Digital Detox

Addicted to your phone? Here’s why you should take a step back from your screen.



Steve Cup

These days our phones are an extension of us. They are our sense of direction, our clock, our creative outlet, our means of communication, and our trusty sidekick who is always by our side. While this 24/7 connectivity can be a blessing, it’s also becoming a serious hindrance to our good health without us even realizing it.

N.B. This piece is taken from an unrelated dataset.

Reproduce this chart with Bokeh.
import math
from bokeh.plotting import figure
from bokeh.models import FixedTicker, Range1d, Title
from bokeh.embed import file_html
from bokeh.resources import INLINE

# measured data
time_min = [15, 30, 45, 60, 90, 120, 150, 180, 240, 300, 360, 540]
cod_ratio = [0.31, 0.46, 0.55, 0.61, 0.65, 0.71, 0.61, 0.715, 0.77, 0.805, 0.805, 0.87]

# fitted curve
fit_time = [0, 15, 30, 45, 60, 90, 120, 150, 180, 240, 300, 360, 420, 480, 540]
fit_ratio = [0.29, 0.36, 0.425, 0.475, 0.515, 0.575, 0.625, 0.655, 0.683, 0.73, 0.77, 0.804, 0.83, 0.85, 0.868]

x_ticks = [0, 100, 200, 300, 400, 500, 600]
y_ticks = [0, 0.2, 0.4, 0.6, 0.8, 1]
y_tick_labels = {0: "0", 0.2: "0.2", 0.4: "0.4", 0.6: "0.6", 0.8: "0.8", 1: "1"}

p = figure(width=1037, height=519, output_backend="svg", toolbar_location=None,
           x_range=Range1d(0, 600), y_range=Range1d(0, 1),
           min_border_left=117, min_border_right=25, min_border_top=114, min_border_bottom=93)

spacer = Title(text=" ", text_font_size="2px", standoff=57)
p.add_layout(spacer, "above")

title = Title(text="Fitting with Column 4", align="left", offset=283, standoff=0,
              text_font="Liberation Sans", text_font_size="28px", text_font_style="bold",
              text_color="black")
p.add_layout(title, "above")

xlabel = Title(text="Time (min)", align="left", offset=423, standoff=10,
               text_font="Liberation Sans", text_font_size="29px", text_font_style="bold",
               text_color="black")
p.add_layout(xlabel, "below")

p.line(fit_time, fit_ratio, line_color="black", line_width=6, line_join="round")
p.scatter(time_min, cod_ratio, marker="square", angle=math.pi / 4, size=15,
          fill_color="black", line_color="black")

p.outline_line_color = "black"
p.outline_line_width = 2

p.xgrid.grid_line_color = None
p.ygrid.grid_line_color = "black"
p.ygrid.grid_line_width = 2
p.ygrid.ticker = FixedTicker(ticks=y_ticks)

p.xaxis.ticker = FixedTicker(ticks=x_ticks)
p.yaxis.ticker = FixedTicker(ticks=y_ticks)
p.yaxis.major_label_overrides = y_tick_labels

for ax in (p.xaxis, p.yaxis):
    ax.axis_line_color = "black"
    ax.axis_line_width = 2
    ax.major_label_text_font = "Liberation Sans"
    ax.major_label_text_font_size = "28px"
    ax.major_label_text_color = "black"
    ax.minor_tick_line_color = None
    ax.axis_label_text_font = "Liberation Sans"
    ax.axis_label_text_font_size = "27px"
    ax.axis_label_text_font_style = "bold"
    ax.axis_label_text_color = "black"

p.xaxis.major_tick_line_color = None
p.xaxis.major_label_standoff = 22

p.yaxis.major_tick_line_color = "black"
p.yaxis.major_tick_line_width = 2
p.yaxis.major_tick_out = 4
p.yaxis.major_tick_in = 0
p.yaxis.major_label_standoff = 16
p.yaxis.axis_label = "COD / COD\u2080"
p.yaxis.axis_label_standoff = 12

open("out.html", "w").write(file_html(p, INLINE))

By design, the latest technology is meant to draw you in. “The addictive quality is huge,” explains Dr. Amber Fasula, clinical psychologist and director of the Neurogenesis Center of Florida. “Top scientists and programmers work tirelessly to keep people on sites and apps for as long as possible.” The constant barrage of stimulation from your screen, especially an interactive one, affects the brain’s frontal lobe, triggering neurons to communicate faster. This hyperarousal makes it harder for your brain to slow down when it comes time to sleep or relax, leads you to crave more stimulation, and results in mood swings and behavior changes and hinders problem-solving abilities.

“Longer term, the two most detrimental aspects are the decrease in quality of relationships and the disappearing of creativity,” Fasula says. With this long-running list of negative side effects, taking a break from screen time is a way to reset—and a way to see if lingering symptoms of anxiety or depression subside. “You get time with yourself,” she says. “As human beings, we need to problem-solve in a real, three-dimensional world.”

Tesia Chen has made digital detoxing an annual practice—most recently for a few months during a big job transition. “It was during the election, so I was glad I was able to think my own thoughts without the noise of everything going on in the news and on social media,” she says. “I noticed how certain information and stories had a negative impact on me—especially when I had a lot on my personal plate.”

Chen reported feeling less anxious, more productive, and overall more fulfilled after taking a technology hiatus. “The one hard thing was staying connected to people I wanted to stay in touch with—but that led to phone calls, which wasn’t a bad thing,” she says. “Now that I’m back online, I have a better sense of what not to click on, read through or even think about.”


Want to Cut Back? Here’s How:

Set a Goal—and Parameters. 
An ideal detox should last three to four weeks. If it’s unrealistic to cut out all technology, deactivate apps and limit yourself to an hour of screen time a day.

Keep a Journal. Tracking the number of times you pick up your phone keeps you accountable.

Meditate Each Morning. It lets you check in with yourself—not your Facebook friends.

Buy an Alarm Clock. Waking up without relying on your phone safeguards against unnecessary morning scrolling.

Get Others on Board. Tell your friends and family members. Try planning an electronics-free night. Chances are the quality of conversations—and fun—will increase.